Le bitcoin peut-il remplir ces fonctions ? Non ! En tant que moyen de paiement ou d’échange, c’est l’argent des banques centrales (euro, dollar, etc.) qui est utilisé et évalué, car on peut être plutôt certain de pouvoir acheter demain ou dans une semaine le même assortiment de biens pour une somme d’argent donnée, compte tenu des interventions des banques centrales pour augmenter ou baisser les taux directeurs et imprimer de l’argent. Ceci manque totalement au bitcoin et aux autres crypto monnaies : leur prix est uniquement fixé par l’offre et la demande, ce qui mène à de très fortes variations des cours et les rend inappropriées comme valeurs refuges ou comme mesures de valeur. A l’inverse de l’argent classique émis par les banques centrales, derrière lequel se cache la puissance de l’appareil d’Etat, elles ne sont rien de plus qu’un système instable de spéculation, auquel la plupart des gens ne font pas confiance. Il n’y a donc aucune perspective pour que le bitcoin et ses consorts deviennent de l’argent couramment accepté.
L’échec d’une utopie
Derrière le bitcoin et les autres 1 500 crypto monnaies se trouve l’illusion anarcho-capitaliste selon laquelle les Etats et leur banque centrale provoquent les crises économiques, puisqu’ils ont le monopole de création de la monnaie et de fixation des taux d’intérêt. De là vient l’idée de démocratiser et de décentraliser le système monétaire pour permettre au plus grand nombre d’obtenir une part aussi grande que possible de la prospérité de la société. A cette fin, le cours du bitcoin serait stabilisé par une limitation de la production à 21 millions de bitcoins. Mais ce rêve est parti en fumée.
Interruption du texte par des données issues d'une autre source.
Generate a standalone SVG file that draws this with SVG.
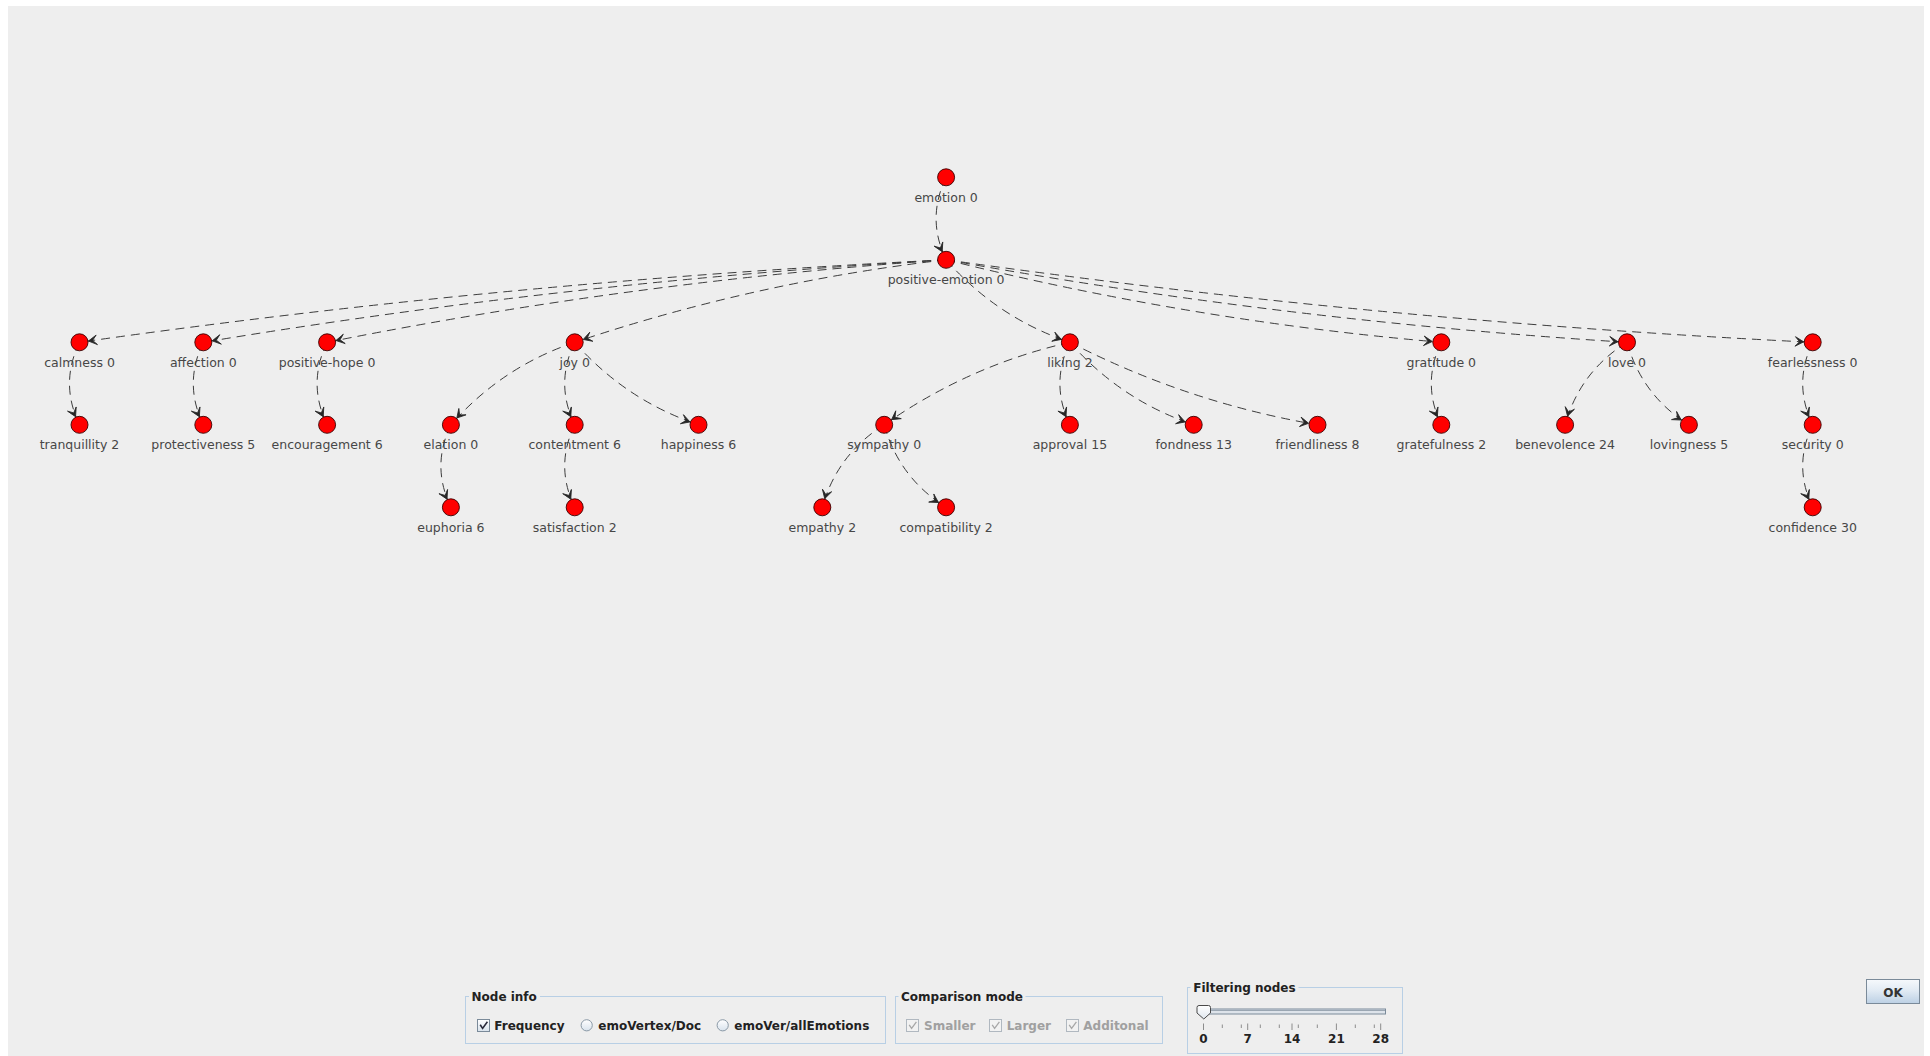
<svg xmlns="http://www.w3.org/2000/svg" width="1930" height="1056" viewBox="0 0 1930 1056">
<style>
.node circle{fill:#ff0000;stroke:#3a0000;stroke-width:0.9}
.node text{font-family:"DejaVu Sans",sans-serif;font-size:12.5px;fill:#474747;text-anchor:middle}
.edges path{fill:none;stroke:#3c3c3c;stroke-width:1;stroke-dasharray:9 6;marker-end:url(#arr)}
.ui{font-family:"DejaVu Sans",sans-serif;font-size:12px;font-weight:bold;fill:#222}
.dis{fill:#a0a0a0}
.tb{fill:none;stroke:#b8cfe5;stroke-width:1}
.gap{fill:#eeeeee}
.cb{fill:url(#cbg);stroke:#7a8a99;stroke-width:1}
.cbd{fill:#f2f2f2;stroke:#b0b8c0;stroke-width:1}
.ck{fill:none;stroke:#2a2a3a;stroke-width:1.6}
.ckd{fill:none;stroke:#a8a8a8;stroke-width:1.3}
.rb{fill:url(#cbg);stroke:#8a99a6;stroke-width:1}
.tick{stroke:#8c8c8c;stroke-width:1}
</style>
<defs>
<marker id="arr" markerUnits="userSpaceOnUse" orient="auto" viewBox="-20 -7 20 14" markerWidth="20" markerHeight="14" refX="0" refY="0" overflow="visible">
<path d="M-9 0 L-17.5 -4.8 L-13.2 0 L-17.5 4.8 Z" fill="#262626" stroke="#262626" stroke-width="0.8" stroke-linejoin="round"/>
</marker>
<linearGradient id="cbg" x1="0" y1="0" x2="0" y2="1">
<stop offset="0" stop-color="#ffffff"/>
<stop offset="1" stop-color="#d8e2ec"/>
</linearGradient>
<linearGradient id="okg" x1="0" y1="0" x2="0" y2="1">
<stop offset="0" stop-color="#f6f9fc"/>
<stop offset="0.45" stop-color="#e2ebf4"/>
<stop offset="1" stop-color="#bcd0e4"/>
</linearGradient>
<linearGradient id="thg" x1="0" y1="0" x2="0" y2="1">
<stop offset="0" stop-color="#ffffff"/>
<stop offset="1" stop-color="#dfe6ee"/>
</linearGradient>
</defs>
<rect x="0" y="0" width="1930" height="1056" fill="#ffffff"/>
<rect x="8" y="6" width="1916" height="1050" fill="#eeeeee"/>

<g id="connectors" class="edges">
<path d="M946.1 177.3 Q926.1 218.55 946.1 259.8"/>
<path d="M946.1 259.8 Q510.9 281.14 79.5 342.3"/>
<path d="M946.1 259.8 Q572.49 281.17 203.3 342.3"/>
<path d="M946.1 259.8 Q633.96 281.23 327.1 342.3"/>
<path d="M946.1 259.8 Q756.06 281.53 574.7 342.3"/>
<path d="M946.1 259.8 Q996.91 317.69 1069.9 342.3"/>
<path d="M946.1 259.8 Q1190.41 320.78 1441.3 342.3"/>
<path d="M946.1 259.8 Q1284.14 320.9 1627 342.3"/>
<path d="M946.1 259.8 Q1377.5 320.96 1812.7 342.3"/>
<path d="M79.5 342.3 Q59.5 383.55 79.5 424.8"/>
<path d="M203.3 342.3 Q183.3 383.55 203.3 424.8"/>
<path d="M327.1 342.3 Q307.1 383.55 327.1 424.8"/>
<path d="M574.7 342.3 Q501.71 366.91 450.9 424.8"/>
<path d="M574.7 342.3 Q554.7 383.55 574.7 424.8"/>
<path d="M574.7 342.3 Q625.51 400.19 698.5 424.8"/>
<path d="M1069.9 342.3 Q968.93 365.27 884.2 424.8"/>
<path d="M1069.9 342.3 Q1049.9 383.55 1069.9 424.8"/>
<path d="M1069.9 342.3 Q1120.71 400.19 1193.7 424.8"/>
<path d="M1069.9 342.3 Q1187.38 402.53 1317.5 424.8"/>
<path d="M1441.3 342.3 Q1421.3 383.55 1441.3 424.8"/>
<path d="M1627 342.3 Q1580.05 371.55 1565.1 424.8"/>
<path d="M1627 342.3 Q1641.95 395.55 1688.9 424.8"/>
<path d="M1812.7 342.3 Q1792.7 383.55 1812.7 424.8"/>
<path d="M450.9 424.8 Q430.9 466.05 450.9 507.3"/>
<path d="M574.7 424.8 Q554.7 466.05 574.7 507.3"/>
<path d="M884.2 424.8 Q837.25 454.05 822.3 507.3"/>
<path d="M884.2 424.8 Q899.15 478.05 946.1 507.3"/>
<path d="M1812.7 424.8 Q1792.7 466.05 1812.7 507.3"/>
</g>

<g id="n-emotion" class="node"><circle cx="946.1" cy="177.3" r="8.5"/><text x="946.1" y="201.8">emotion 0</text></g>
<g id="n-positive-emotion" class="node"><circle cx="946.1" cy="259.8" r="8.5"/><text x="946.1" y="284.3">positive-emotion 0</text></g>
<g id="n-calmness" class="node"><circle cx="79.5" cy="342.3" r="8.5"/><text x="79.5" y="366.8">calmness 0</text></g>
<g id="n-affection" class="node"><circle cx="203.3" cy="342.3" r="8.5"/><text x="203.3" y="366.8">affection 0</text></g>
<g id="n-positive-hope" class="node"><circle cx="327.1" cy="342.3" r="8.5"/><text x="327.1" y="366.8">positive-hope 0</text></g>
<g id="n-joy" class="node"><circle cx="574.7" cy="342.3" r="8.5"/><text x="574.7" y="366.8">joy 0</text></g>
<g id="n-liking" class="node"><circle cx="1069.9" cy="342.3" r="8.5"/><text x="1069.9" y="366.8">liking 2</text></g>
<g id="n-gratitude" class="node"><circle cx="1441.3" cy="342.3" r="8.5"/><text x="1441.3" y="366.8">gratitude 0</text></g>
<g id="n-love" class="node"><circle cx="1627" cy="342.3" r="8.5"/><text x="1627" y="366.8">love 0</text></g>
<g id="n-fearlessness" class="node"><circle cx="1812.7" cy="342.3" r="8.5"/><text x="1812.7" y="366.8">fearlessness 0</text></g>
<g id="n-tranquillity" class="node"><circle cx="79.5" cy="424.8" r="8.5"/><text x="79.5" y="449.3">tranquillity 2</text></g>
<g id="n-protectiveness" class="node"><circle cx="203.3" cy="424.8" r="8.5"/><text x="203.3" y="449.3">protectiveness 5</text></g>
<g id="n-encouragement" class="node"><circle cx="327.1" cy="424.8" r="8.5"/><text x="327.1" y="449.3">encouragement 6</text></g>
<g id="n-elation" class="node"><circle cx="450.9" cy="424.8" r="8.5"/><text x="450.9" y="449.3">elation 0</text></g>
<g id="n-contentment" class="node"><circle cx="574.7" cy="424.8" r="8.5"/><text x="574.7" y="449.3">contentment 6</text></g>
<g id="n-happiness" class="node"><circle cx="698.5" cy="424.8" r="8.5"/><text x="698.5" y="449.3">happiness 6</text></g>
<g id="n-sympathy" class="node"><circle cx="884.2" cy="424.8" r="8.5"/><text x="884.2" y="449.3">sympathy 0</text></g>
<g id="n-approval" class="node"><circle cx="1069.9" cy="424.8" r="8.5"/><text x="1069.9" y="449.3">approval 15</text></g>
<g id="n-fondness" class="node"><circle cx="1193.7" cy="424.8" r="8.5"/><text x="1193.7" y="449.3">fondness 13</text></g>
<g id="n-friendliness" class="node"><circle cx="1317.5" cy="424.8" r="8.5"/><text x="1317.5" y="449.3">friendliness 8</text></g>
<g id="n-gratefulness" class="node"><circle cx="1441.3" cy="424.8" r="8.5"/><text x="1441.3" y="449.3">gratefulness 2</text></g>
<g id="n-benevolence" class="node"><circle cx="1565.1" cy="424.8" r="8.5"/><text x="1565.1" y="449.3">benevolence 24</text></g>
<g id="n-lovingness" class="node"><circle cx="1688.9" cy="424.8" r="8.5"/><text x="1688.9" y="449.3">lovingness 5</text></g>
<g id="n-security" class="node"><circle cx="1812.7" cy="424.8" r="8.5"/><text x="1812.7" y="449.3">security 0</text></g>
<g id="n-euphoria" class="node"><circle cx="450.9" cy="507.3" r="8.5"/><text x="450.9" y="531.8">euphoria 6</text></g>
<g id="n-satisfaction" class="node"><circle cx="574.7" cy="507.3" r="8.5"/><text x="574.7" y="531.8">satisfaction 2</text></g>
<g id="n-empathy" class="node"><circle cx="822.3" cy="507.3" r="8.5"/><text x="822.3" y="531.8">empathy 2</text></g>
<g id="n-compatibility" class="node"><circle cx="946.1" cy="507.3" r="8.5"/><text x="946.1" y="531.8">compatibility 2</text></g>
<g id="n-confidence" class="node"><circle cx="1812.7" cy="507.3" r="8.5"/><text x="1812.7" y="531.8">confidence 30</text></g>

<g id="panel-node-info">
<rect class="tb" x="465.5" y="996.5" width="420" height="47"/>
<rect class="gap" x="469" y="990" width="71" height="12"/>
<text class="ui" x="471.5" y="1001">Node info</text>
<rect class="cb" x="477.5" y="1019.5" width="12" height="12"/>
<path class="ck" d="M480.2 1024.8 L482.6 1028.4 L487.4 1021.8"/>
<text class="ui" x="494.3" y="1029.5">Frequency</text>
<circle class="rb" cx="586.7" cy="1025.3" r="5.6"/>
<text class="ui" x="598.3" y="1029.5">emoVertex/Doc</text>
<circle class="rb" cx="722.7" cy="1025.3" r="5.6"/>
<text class="ui" x="734.3" y="1029.5">emoVer/allEmotions</text>
</g>

<g id="panel-comparison">
<rect class="tb" x="895.5" y="996.5" width="267" height="47"/>
<rect class="gap" x="898.5" y="990" width="127" height="12"/>
<text class="ui" x="901" y="1001">Comparison mode</text>
<rect class="cbd" x="906.5" y="1019.5" width="12" height="12"/>
<path class="ckd" d="M909.2 1024.8 L911.6 1028.4 L916.4 1021.8"/>
<text class="ui dis" x="924" y="1029.5">Smaller</text>
<rect class="cbd" x="989.5" y="1019.5" width="12" height="12"/>
<path class="ckd" d="M992.2 1024.8 L994.6 1028.4 L999.4 1021.8"/>
<text class="ui dis" x="1006.7" y="1029.5">Larger</text>
<rect class="cbd" x="1066.5" y="1019.5" width="12" height="12"/>
<path class="ckd" d="M1069.2 1024.8 L1071.6 1028.4 L1076.4 1021.8"/>
<text class="ui dis" x="1083.3" y="1029.5">Additonal</text>
</g>

<g id="panel-filtering">
<rect class="tb" x="1187.5" y="987.5" width="215" height="66"/>
<rect class="gap" x="1190.5" y="981" width="108" height="12"/>
<text class="ui" x="1193.3" y="992">Filtering nodes</text>
<rect x="1203.5" y="1009" width="182" height="5" fill="#dde3ea" stroke="#7a8a99" stroke-width="1"/>
<line x1="1204" y1="1010.5" x2="1385" y2="1010.5" stroke="#9aa6b2" stroke-width="1"/>
<path d="M1199 1005.5 H1208.5 Q1210.5 1005.5 1210.5 1007.5 V1013 L1203.8 1019 L1197 1013 V1007.5 Q1197 1005.5 1199 1005.5 Z" fill="url(#thg)" stroke="#4a4a4a" stroke-width="1"/>
<g class="tick">
<line x1="1203.5" y1="1023.5" x2="1203.5" y2="1030"/>
<line x1="1247.7" y1="1023.5" x2="1247.7" y2="1030"/>
<line x1="1292" y1="1023.5" x2="1292" y2="1030"/>
<line x1="1336.4" y1="1023.5" x2="1336.4" y2="1030"/>
<line x1="1380.7" y1="1023.5" x2="1380.7" y2="1030"/>
<line x1="1222.3" y1="1024.5" x2="1222.3" y2="1028"/>
<line x1="1241.3" y1="1024.5" x2="1241.3" y2="1028"/>
<line x1="1260.3" y1="1024.5" x2="1260.3" y2="1028"/>
<line x1="1279.3" y1="1024.5" x2="1279.3" y2="1028"/>
<line x1="1298.3" y1="1024.5" x2="1298.3" y2="1028"/>
<line x1="1317.3" y1="1024.5" x2="1317.3" y2="1028"/>
<line x1="1355.3" y1="1024.5" x2="1355.3" y2="1028"/>
<line x1="1374.3" y1="1024.5" x2="1374.3" y2="1028"/>
</g>
<g class="ui" text-anchor="middle">
<text x="1203.5" y="1043.3">0</text>
<text x="1247.7" y="1043.3">7</text>
<text x="1292" y="1043.3">14</text>
<text x="1336.4" y="1043.3">21</text>
<text x="1380.7" y="1043.3">28</text>
</g>
</g>

<g id="btn-ok">
<rect x="1866.5" y="979.5" width="53" height="24" fill="url(#okg)" stroke="#7a8a99" stroke-width="1"/>
<text class="ui" x="1893" y="996.5" text-anchor="middle" style="fill:#333">OK</text>
</g>
</svg>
Le système bitcoin est aujourd’hui hautement centralisé. 81 % des « minages » mondiaux – l’acte de création de bitcoin – ont lieu en Chine, où l’électricité est peu chère. Comme ce processus requiert d’énormes quantités de courant, il n’est pas rentable sur le long terme pour la majorité des personnes ; la production de bitcoin se trouve donc entre les mains d’une poignée d’énormes sociétés d’investissement. Mais il n’y a pas que la production qui soit centralisée : la répartition aussi. 95 % de tous les bitcoins appartiennent à seulement 4 % des propriétaires, et la moitié de la richesse contenue dans les bitcoins appartient à seulement 1 % ! De là viennent des bulles spéculatives, des fraudes, pilotées par des prestataires de services financiers qui proposent des investissements très risqués ou d’autres ventes pyramidales illégales (une enquête de grande ampleur est actuellement en cours en Autriche contre un prestataire nommé Optioment) et qui financent avec des bitcoins des agissements criminels.
Le système de bitcoin reflète donc les crises et la décrépitude du système capitaliste. Car ce n’est pas l’intervention des banques centrales mais bien l’anarchie du marché – produit de la propriété privée des moyens de production – qui est responsable de la pauvreté et de l’instabilité. Toutes sortes d’expériences utopiques ne peuvent pas résoudre ce problème. Nous avons besoin d’une révolution qui renverse la société de classes, l’exploitation et l’oppression, et permette la construction d’un système dans lequel la richesse produite par la société profite à tous.